2006年06月10日 01時12分27秒 | 企業法務学習日記
ワールドビジネスサテライトで2007年問題への対応についてのアンケート結果が報じられていた。最も多い回答は,退職者の再雇用。退職者雇用は2つの項目に分かれていたが,合計すると60%以上だった。それに対して,若年者や中年への技能承継と回答したのは17%程度。

これはどうなのだろうと思う。アンケート結果からすると,企業は,即効性ある解決策を選択しているように見える。今まで業務を行っていた人材を維持するのだから,最も手っ取り早い解決策だ。極端にいえば事務手続きをするだけで済む。それに比べれば,技能承継は時間も労力もお金も必要になる。

だが,長期的に見た場合,その選択が最終的な解決策にはなっていないことは明らかで,解決の先延ばしを行っているに過ぎないと考えられる。とりあえずしのげばいいという対処療法的な動き方になってしまっていはしないだろうか。

人材は,企業の力の源であり,また価値そのものでもあると思う。
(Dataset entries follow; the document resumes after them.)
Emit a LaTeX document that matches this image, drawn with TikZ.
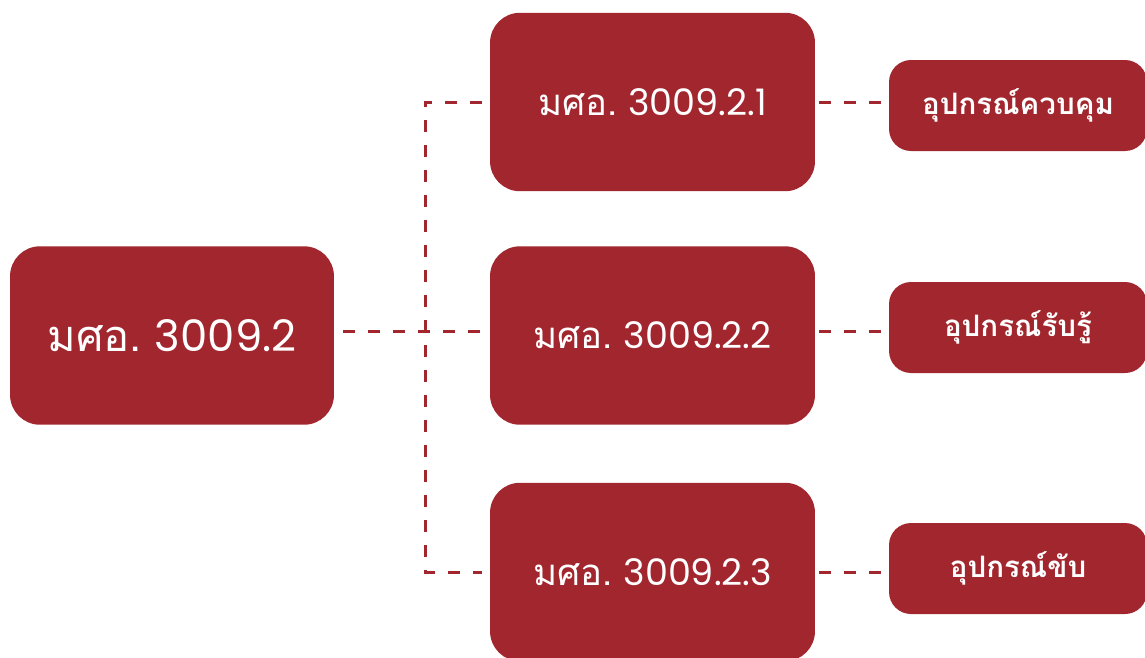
\documentclass[tikz,border=0pt]{standalone}
\usepackage{fontspec}
\newfontfamily\thaifont[Script=Thai]{Loma}
\newfontfamily\numfont{Poppins}
\definecolor{boxred}{HTML}{A2262E}
\newcommand{\mso}[1]{{\thaifont มศอ.}\ {\numfont #1}}
\tikzset{
  bigbox/.style={fill=boxred, text=white, rounded corners=0.6cm, inner sep=0pt,
    minimum width=6.5cm, minimum height=3.57cm},
  smallbox/.style={fill=boxred, text=white, rounded corners=0.44cm, inner sep=0pt,
    minimum width=5.16cm, minimum height=1.82cm, font=\thaifont\bfseries\fontsize{16.8}{19}\selectfont},
  dashline/.style={draw=boxred, line width=1.7pt, dash pattern=on 0.24cm off 0.26cm}
}
\begin{document}
\begin{tikzpicture}[x=0.02cm, y=-0.02cm]
    \useasboundingbox (0,0) rectangle (1145,657);
    \clip (0,0) rectangle (1145,657);
    % main unit
    \node [bigbox, minimum width=6.48cm, font=\fontsize{24.7}{28}\selectfont] (main) at (172,335.5) {\mso{3009.2}};
    % sub units
    \node [bigbox, font=\fontsize{20.8}{24}\selectfont] (sub1) at (652.5,102) {\mso{3009.2.1}};
    \node [bigbox, font=\fontsize{20.8}{24}\selectfont] (sub2) at (652.5,335.5) {\mso{3009.2.2}};
    \node [bigbox, font=\fontsize{20.8}{24}\selectfont] (sub3) at (652.5,572) {\mso{3009.2.3}};
    % devices
    \node [smallbox] (dev1) at (1018,105.5) {อุปกรณ์ควบคุม};
    \node [smallbox] (dev2) at (1018,327.5) {อุปกรณ์รับรู้};
    \node [smallbox] (dev3) at (1018,568.5) {อุปกรณ์ขับ};
    % connectors
    \coordinate (bus) at (425,331);
    \draw [dashline, shorten <=0.18cm, shorten >=0.16cm] (main.east |- bus) -- (sub2.west |- bus);
    \draw [dashline, shorten <=0.16cm, shorten >=0.16cm] (sub1.west) -| (bus) |- (sub3.west);
    \draw [dashline, shorten <=0.08cm, shorten >=0.14cm] (sub1.east) -- (sub1.east -| dev1.west);
    \draw [dashline, shorten <=0.08cm, shorten >=0.14cm] (sub2.east |- bus) -- (bus -| dev2.west);
    \draw [dashline, shorten <=0.08cm, shorten >=0.14cm] (sub3.east) -- (sub3.east -| dev3.west);
\end{tikzpicture}
\end{document}
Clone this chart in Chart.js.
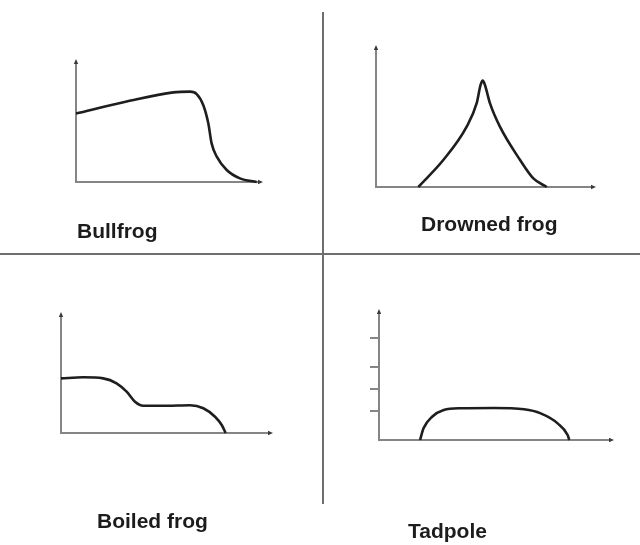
<!DOCTYPE html>
<html>
<head>
<meta charset="utf-8">
<script src="https://cdn.jsdelivr.net/npm/chart.js@4.4.1/dist/chart.umd.min.js"></script>
<style>
  html, body { margin: 0; padding: 0; background: #fff; }
  #wrap { position: relative; width: 640px; height: 545px; overflow: hidden; background: #fff; }
  canvas { position: absolute; left: 0; top: 0; }
  .lbl { position: absolute; font-family: "Liberation Sans", Arial, sans-serif; font-weight: bold;
         font-size: 21px; line-height: 21px; color: #1c1c1c; white-space: nowrap; }
  .div { position: absolute; background: #6e6e6e; }
</style>
</head>
<body>
<div id="wrap">
  <div class="div" style="left:322px; top:12px; width:2px; height:492px;"></div>
  <div class="div" style="left:0px; top:253px; width:640px; height:2px;"></div>
  <canvas id="c1" width="640" height="545"></canvas>
  <canvas id="c2" width="640" height="545"></canvas>
  <canvas id="c3" width="640" height="545"></canvas>
  <canvas id="c4" width="640" height="545"></canvas>
  <div class="lbl" style="left:77px; top:220px;">Bullfrog</div>
  <div class="lbl" style="left:421px; top:213px;">Drowned frog</div>
  <div class="lbl" style="left:97px; top:510px;">Boiled frog</div>
  <div class="lbl" style="left:408px; top:520px;">Tadpole</div>
</div>
<script>
// ---- Data (arbitrary units, 0-100 on each axis) ----
const panelTitles = ["Bullfrog", "Drowned frog", "Boiled frog", "Tadpole"];

const bullfrogX = [0, 27.5, 52.9, 62, 65.6, 69.2, 71.9, 73.7, 76.5, 81.9, 89.1, 98.2];
const bullfrogY = [57, 67, 74.7, 75.3, 73.3, 64, 48.9, 32.2, 21.1, 10, 3, 0];

const drownedX = [19.5, 31, 41.8, 46.4, 48.2, 49.2, 50.2, 52.5, 57.1, 66.4, 72.5, 78.7];
const drownedY = [0, 19.4, 43.4, 60.3, 73.4, 76.5, 73.4, 60.3, 43.4, 19.4, 6.2, 0];

const boiledX = [0, 10.7, 20.2, 26.6, 31.4, 35.4, 39.4, 50.6, 61.7, 68.1, 73.7, 76.9, 78.8];
const boiledY = [46.3, 47.2, 46.3, 42.1, 35, 26.5, 23.1, 23.1, 23.5, 21, 13.8, 6.8, 0];

const tadpoleX = [17.7, 19.2, 22.9, 27.9, 35.1, 49.5, 62.5, 69.7, 77, 81.3, 82];
const tadpoleY = [0, 9.1, 18.2, 23.4, 24.8, 25, 24, 20.8, 13, 3.9, 0];

const tadpoleTicks = [23, 40, 57, 80];

// ---- Styles ----
const axisColor = "#858585";
const curveColor = "#1e1e1e";

const arrowPlugin = {
  id: "axisArrows",
  afterDraw(chart) {
    const a = chart.chartArea, ctx = chart.ctx;
    ctx.save();
    ctx.fillStyle = "#3a3a3a";
    // y axis arrow (top)
    ctx.beginPath();
    ctx.moveTo(a.left, a.top - 3);
    ctx.lineTo(a.left - 2.2, a.top + 2);
    ctx.lineTo(a.left + 2.2, a.top + 2);
    ctx.closePath();
    ctx.fill();
    // x axis arrow (right)
    ctx.beginPath();
    ctx.moveTo(a.right + 3, a.bottom);
    ctx.lineTo(a.right - 2, a.bottom - 2.2);
    ctx.lineTo(a.right - 2, a.bottom + 2.2);
    ctx.closePath();
    ctx.fill();
    ctx.restore();
  }
};

function makePanel(id, xs, ys, pad, yTicks) {
  const pts = xs.map((x, i) => ({ x: x, y: ys[i] }));
  const yScale = {
    type: "linear", min: 0, max: 100,
    ticks: { display: false },
    grid: { display: false, drawTicks: false },
    border: { display: true, color: axisColor, width: 2 }
  };
  if (yTicks) {
    yScale.grid = { display: true, drawOnChartArea: false, drawTicks: true, tickLength: 9,
                    color: axisColor, lineWidth: 2 };
    yScale.afterBuildTicks = (s) => { s.ticks = yTicks.map(v => ({ value: v })); };
  }
  new Chart(document.getElementById(id), {
    type: "line",
    data: {
      datasets: [{
        data: pts,
        borderColor: curveColor,
        borderWidth: 2.6,
        pointRadius: 0,
        fill: false,
        cubicInterpolationMode: "monotone",
        clip: false
      }]
    },
    options: {
      responsive: false,
      animation: false,
      events: [],
      layout: { padding: pad },
      plugins: { legend: { display: false }, tooltip: { enabled: false }, title: { display: false } },
      scales: {
        x: {
          type: "linear", min: 0, max: 100,
          ticks: { display: false },
          grid: { display: false, drawTicks: false },
          border: { display: true, color: axisColor, width: 2 }
        },
        y: yScale
      }
    },
    plugins: [arrowPlugin]
  });
}

makePanel("c1", bullfrogX, bullfrogY, { left: 76, right: 380, top: 62, bottom: 363 });
makePanel("c2", drownedX, drownedY, { left: 376, right: 47, top: 48, bottom: 358 });
makePanel("c3", boiledX, boiledY, { left: 61, right: 370, top: 315, bottom: 112 });
makePanel("c4", tadpoleX, tadpoleY, { left: 370, right: 29, top: 312, bottom: 105 }, tadpoleTicks);
</script>
</body>
</html>
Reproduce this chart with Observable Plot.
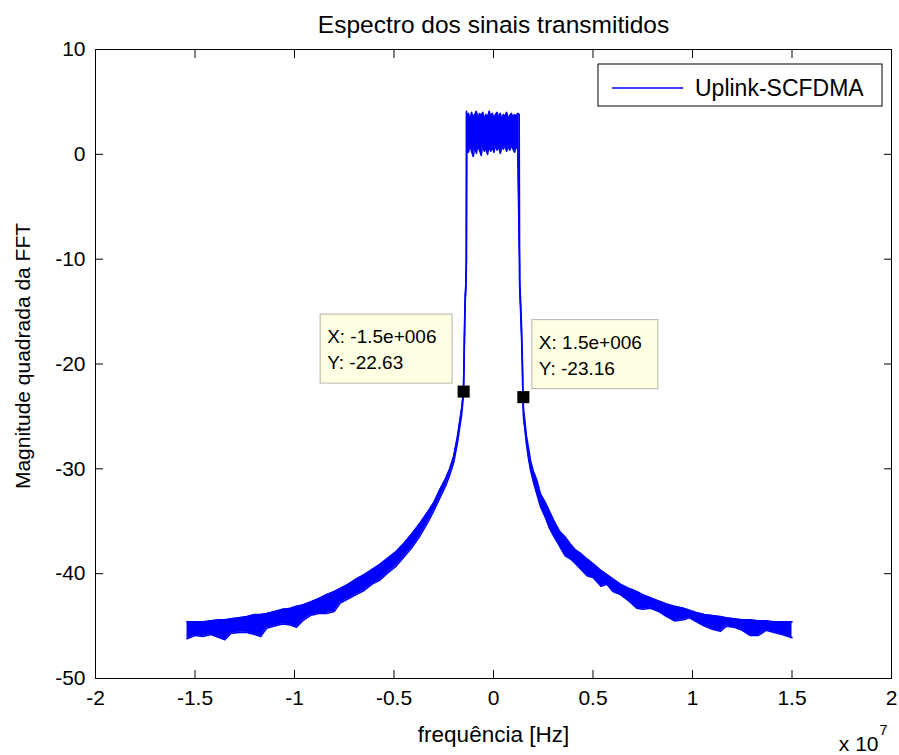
<!DOCTYPE html>
<html><head><meta charset="utf-8">
<script src="https://cdn.jsdelivr.net/npm/d3@7"></script>
<script src="https://cdn.jsdelivr.net/npm/@observablehq/plot@0.6"></script>
<style>
body{margin:0;background:#fff;}
#chart{width:899px;height:755px;}
#chart svg{font-family:"Liberation Sans", Arial, sans-serif;}
</style></head><body><div id="chart"></div>
<script>
const title = "Espectro dos sinais transmitidos";
const xLabel = "frequência [Hz]";
const yLabel = "Magnitude quadrada da FFT";
const seriesName = "Uplink-SCFDMA";
const xExponent = ["x 10", "7"];
const xTicks = [-2, -1.5, -1, -0.5, 0, 0.5, 1, 1.5, 2]; // ×10^7 Hz
const yTicks = [-50, -40, -30, -20, -10, 0, 10];

// frequency in units of 10^7 Hz, upper and lower edge of the drawn band (dB)
const freq = [
  -1.540,-1.500,-1.460,-1.420,-1.380,-1.350,-1.320,-1.280,-1.240,-1.200,-1.170,-1.140,-1.100,-1.060,-1.020,
  -0.990,-0.960,-0.920,-0.880,-0.840,-0.800,-0.770,-0.730,-0.690,-0.650,-0.610,-0.570,-0.530,-0.490,-0.450,
  -0.410,-0.370,-0.330,-0.300,-0.270,-0.240,-0.220,-0.200,-0.182,-0.170,-0.160,-0.151,-0.148,-0.145,-0.142,
  -0.139,-0.1365,-0.136,
  -0.134,-0.126,-0.118,-0.110,-0.102,-0.094,-0.086,-0.078,-0.070,-0.062,-0.054,-0.046,-0.038,-0.030,-0.022,
  -0.014,-0.006,0.002,0.010,0.018,0.026,0.034,0.042,0.050,0.058,0.066,0.074,0.082,0.090,0.098,0.106,0.114,
  0.122,0.129,
  0.131,0.1315,0.135,0.140,0.145,0.148,0.151,0.157,0.165,0.175,0.186,0.200,0.218,0.236,0.260,0.280,0.302,
  0.330,0.360,0.387,0.410,0.440,0.470,0.503,0.540,0.570,0.600,0.638,0.680,0.720,0.750,0.789,0.830,0.870,
  0.910,0.955,0.985,1.020,1.060,1.100,1.140,1.170,1.210,1.250,1.290,1.330,1.370,1.410,1.450,1.500,1.543
];
const upper = [
  -44.6,-44.6,-44.6,-44.5,-44.4,-44.4,-44.3,-44.2,-44.1,-43.9,-43.9,-43.8,-43.6,-43.4,-43.3,
  -43.1,-43.0,-42.7,-42.4,-42.0,-41.7,-41.4,-41.0,-40.5,-40.1,-39.6,-39.1,-38.5,-37.9,-37.1,
  -36.2,-35.2,-34.1,-33.2,-32.0,-30.9,-30.0,-28.8,-27.0,-25.5,-24.2,-22.6,-19.5,-16.0,-13.5,
  -12.3,-10.0,4.1,
  3.6,3.9,3.3,4.0,3.5,3.8,4.1,3.4,3.9,3.6,4.0,3.3,3.8,3.5,4.1,
  3.6,3.9,3.4,3.8,4.0,3.5,3.9,3.3,3.8,3.6,4.0,3.4,3.7,3.9,3.5,3.8,
  3.6,3.9,
  3.8,-10.0,-12.0,-13.5,-16.0,-19.5,-23.1,-24.4,-25.3,-26.8,-27.9,-29.2,-30.2,-31.1,-32.4,-33.2,-34.0,
  -34.9,-35.9,-36.5,-37.2,-37.7,-38.1,-38.6,-39.1,-39.7,-40.1,-40.5,-41.0,-41.4,-41.7,-42.0,-42.3,-42.6,
  -42.9,-43.1,-43.3,-43.5,-43.7,-43.9,-44.0,-44.1,-44.2,-44.3,-44.4,-44.4,-44.5,-44.5,-44.6,-44.6,-44.6
];
const lower = [
  -46.2,-45.9,-46.0,-45.8,-46.1,-46.3,-45.7,-45.6,-45.6,-45.8,-46.0,-45.2,-45.0,-44.8,-44.9,
  -45.1,-44.5,-44.0,-43.8,-43.8,-43.6,-42.8,-42.4,-42.0,-41.6,-41.0,-40.6,-39.9,-39.3,-38.4,
  -37.5,-36.4,-35.1,-34.0,-32.8,-31.6,-30.6,-29.4,-27.6,-26.1,-24.8,-23.0,-20.0,-16.6,-14.0,
  -12.9,-10.5,-8.5,
  0.6,0.2,0.9,0.3,-0.2,0.7,0.1,0.8,0.4,-0.1,0.9,0.3,0.6,0.0,0.8,
  0.3,0.7,0.2,0.9,0.4,0.8,0.1,0.7,0.5,0.9,0.3,0.8,0.4,0.9,0.5,0.2,
  0.8,0.5,
  -8.5,-10.5,-12.6,-14.3,-16.8,-20.1,-23.4,-25.2,-26.1,-27.5,-28.9,-30.1,-31.2,-32.4,-33.6,-34.6,-35.6,
  -36.4,-37.3,-38.3,-38.6,-39.0,-39.6,-40.2,-40.4,-41.2,-41.0,-41.7,-42.0,-42.6,-43.3,-43.4,-43.3,-43.6,
  -44.1,-44.5,-44.4,-44.2,-44.6,-45.0,-45.3,-45.5,-45.0,-45.1,-45.4,-45.9,-45.9,-45.4,-45.6,-45.8,-46.1
];

// data tips
const tipFreqHz = [-1.5e6, 1.5e6];
const tipMag = [-22.63, -23.16];
const tipXText = ["-1.5e+006", "1.5e+006"];
const tipYText = ["-22.63", "-23.16"];
const tipSide = ["left", "right"];

const rows = freq.map((f, i) => ({f, hi: upper[i], lo: lower[i]}));
const tips = tipFreqHz.map((f, i) => ({f: f / 1e7, m: tipMag[i], xt: tipXText[i], yt: tipYText[i], side: tipSide[i]}));

const blue = "#0000ff";
const W = 899, H = 755, mL = 95, mR = 8, mT = 49, mB = 77;
const fmt = d => String(d);

const chart = Plot.plot({
  width: W, height: H,
  marginLeft: mL, marginRight: mR, marginTop: mT, marginBottom: mB,
  style: {fontSize: "21px", fontFamily: "'Liberation Sans', Arial, sans-serif", background: "#fff", color: "#000"},
  x: {domain: [-2, 2]},
  y: {domain: [-50, 10]},
  marks: [
    Plot.areaY(rows, {x: "f", y1: "lo", y2: "hi", fill: blue, curve: "linear"}),
    Plot.line(rows, {x: "f", y: "hi", stroke: blue, strokeWidth: 1.6}),
    Plot.line(rows, {x: "f", y: "lo", stroke: blue, strokeWidth: 1.6}),
    Plot.frame({stroke: "#000", strokeWidth: 1}),
    Plot.axisX(xTicks, {anchor: "bottom", tickSize: 0, tickPadding: 12, tickFormat: fmt, label: null}),
    Plot.axisX(xTicks, {anchor: "bottom", tickSize: -8, tickFormat: () => "", label: null}),
    Plot.axisX(xTicks, {anchor: "top", tickSize: -8, tickFormat: () => "", label: null}),
    Plot.axisY(yTicks, {anchor: "left", tickSize: 0, tickPadding: 10, tickFormat: fmt, label: null}),
    Plot.axisY(yTicks, {anchor: "left", tickSize: -8, tickFormat: () => "", label: null}),
    Plot.axisY(yTicks, {anchor: "right", tickSize: -8, tickFormat: () => "", label: null}),
    Plot.text([title], {frameAnchor: "top", dy: -17, lineAnchor: "bottom", fontSize: 24.5}),
    Plot.text([xLabel], {frameAnchor: "bottom", dy: 63, lineAnchor: "bottom", fontSize: 22.5}),
    Plot.text([yLabel], {frameAnchor: "left", textAnchor: "middle", rotate: -90, dx: -72, dy: -8}),
    Plot.text([xExponent[0]], {frameAnchor: "bottom-right", dx: -13, dy: 72, textAnchor: "end", lineAnchor: "bottom"}),
    Plot.text([xExponent[1]], {frameAnchor: "bottom-right", dx: -4, dy: 56, textAnchor: "end", lineAnchor: "bottom", fontSize: 15}),
    Plot.dot(tips, {x: "f", y: "m", symbol: "square", fill: "#000", r: 6.8})
  ]
});
document.getElementById("chart").append(chart);

// legend and data-tip boxes, anchored to the plot frame and the scales
const svg = d3.select(chart);
const xs = chart.scale("x"), ys = chart.scale("y");
const fr = W - mR;
const lg = svg.append("g").attr("text-anchor", "start");
lg.append("rect").attr("x", fr - 293).attr("y", mT + 15).attr("width", 284).attr("height", 42)
  .attr("fill", "#fff").attr("stroke", "#000");
lg.append("line").attr("x1", fr - 279).attr("x2", fr - 208).attr("y1", mT + 39).attr("y2", mT + 39)
  .attr("stroke", blue).attr("stroke-width", 1.5);
lg.append("text").attr("x", fr - 196).attr("y", mT + 47).attr("font-size", 23).attr("text-anchor", "start").text(seriesName);

for (const t of tips) {
  const px = xs.apply(t.f), py = ys.apply(t.m);
  const bw = t.side === "left" ? 132 : 126, bh = 69;
  const bx = t.side === "left" ? px - 11 - bw : px + 9;
  const by = py - 8 - bh;
  const g = svg.append("g").attr("text-anchor", "start");
  g.append("rect").attr("x", bx).attr("y", by).attr("width", bw).attr("height", bh)
    .attr("fill", "#ffffe4").attr("stroke", "#b4b4a8");
  g.append("text").attr("x", bx + 7).attr("y", by + 29).attr("font-size", 19).attr("text-anchor", "start").text("X: " + t.xt);
  g.append("text").attr("x", bx + 7).attr("y", by + 55).attr("font-size", 19).attr("text-anchor", "start").text("Y: " + t.yt);
}
</script></body></html>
2007年問題への対応という意味では,技能承継を継続的に行い高い技能を有した人材を育成していくのが王道ではないだろうか。しかし,アンケート結果を見る限りにおいてではあるが,日本の企業には長期的に人材を育成する意識は乏しそうである。

◆鹿島建設,内部統制推進室を新設

2006年06月01日 01時11分47秒 | 企業法務学習日記
5月より施行された会社法による内部統制規整への対応として,鹿島建設は6月1日付で内部統制推進室の新設を含む組織改革を実施するという。

新設される内部統制推進室は,全社的なコンプライアンス及び企業倫理の徹底を推進する役割を担うものになるようだ。

また,コンプライアンス室を企業行動監理室に改称,従来コンプライアンス室が行っていたコンプライアンスの指導・推進業務を法務部に移管し,法務部をコンプライアンスの所管部署とする。

なお,現時点では情報不足のため,内部統制推進室がどの部署に属するのかは不明。

◆立法動向 消費者契約法の一部を改正する法律案:可決成立

2006年06月01日 01時04分09秒 | 企業法務学習日記
5月31日午前の参議院本会議において,消費者契約法の一部を改正する法律案は全会一致で可決成立した。施行は来年(H19)6月の予定という。

同法案は,3月3日に閣法として提出され4月28日に一部修正のうえ衆議院を全会一致で通過,5月30日,参議院内閣委員会を通過していた。

改正消費者契約法の骨子は,国が認定した適格消費者団体に対して差止請求権を認め,団体による提訴を可能とするもの。